I support your right to protest, your right to kneel during the National Anthem, and your right to shout whatever you please, but if there’s one thing I will not support, it’s your right to burn the American Flag.
When I was a kid, I always wanted the job of taking the flag down from the flagpole, but I was too small. My grandfather told me that if I tried to carry the four by six-foot flag, it would drag across the ground. “Never let that flag touch the ground!” I grew up remembering this advice every time I got lucky enough to carry the flag. I never let an American flag touch the ground. By the time I was eleven or twelve, I was finally tall enough to catch the flag as my grandfather would pull the rope releasing it into my open arms. Then I was lucky enough to help him fold the flag properly. I’ve never seen someone treat a piece of cloth with so much care; but what do you expect from a veteran?
In 1917, World War I was officially in full swing. By 1918 when the war ended, 116,516 American soldiers had been killed in one year. Over one-hundred American soldiers lost their lives defending the American flag and the country that it represented.
On December 7th 1941 the Japanese bombed the American fleet in Pearl Harbor. 2,403 Americans died that day. 1,178 were wounded. The United States troops declared war on Japan and entered World War II. Four years later, in 1945, the United States invaded Iwo Jima as part of the strategy to defeat Japan. In the War at Iwo Jima, 26,000 American soldiers lost their lives, yet after all the bullets flying, bomb detonations, and bloodshed spreading ceased, something miraculous happened. Three United States Marines proudly raised the American flag through the ashes of the war that had just occurred and put it high enough for everyone to see that America had prevailed. Through hardship, blood, sweat, tears, and fighting for what they believed in, the Americans in that war had won.
A day that most of the current population can remember where Americans were presented with grave tragedy was none other than September 11th, 2001. The country was faced with one of, if not the largest, terrorist attack on Americans we had ever seen. On this day, 2,996 people lost their lives. Instead of tearing each other apart as a nation, we came together. We held the ones who wept, aided the injured, supported the nation as a whole, and grieved for those we had lost. Once more, through all the debris, members of the New York City Fire Department proudly raised the American flag. No one disagreed when the flag was raised, as it was a reassurance to all underneath of it that we would once again rise through the ashes and remain standing.
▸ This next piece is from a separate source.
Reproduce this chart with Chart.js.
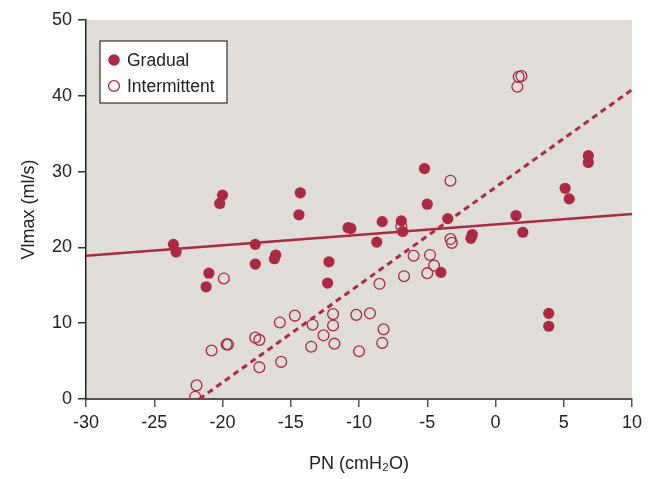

The American flag represents the people who have died to protect this country. The flag represents our triumph and perseverance as a country even in the toughest and most trying times. The flag represents how far we have come as a nation. The flag represents all the people still fighting to protect the rights of the American people. The flag represents the men and women serving in our armed forces to ensure that we are and that we remain a free country.
I understand that many in this country right now feel scared and threatened by the possibility of the removal of rights, but I ask that you turn to a different form of protesting the American government than burning the one symbol that represents us all together as one nation. To burn the American flag is to burn away into nonexistence all the lives that were lost protecting it. As a country, we need to come together instead of tearing each other apart.
Right now, we are stuck in a state of trial. Just as the men and women before us, we can come together as a nation, triumphant, and proud. And together we can proudly fly the American flag as a symbol of unity, instead of one of division.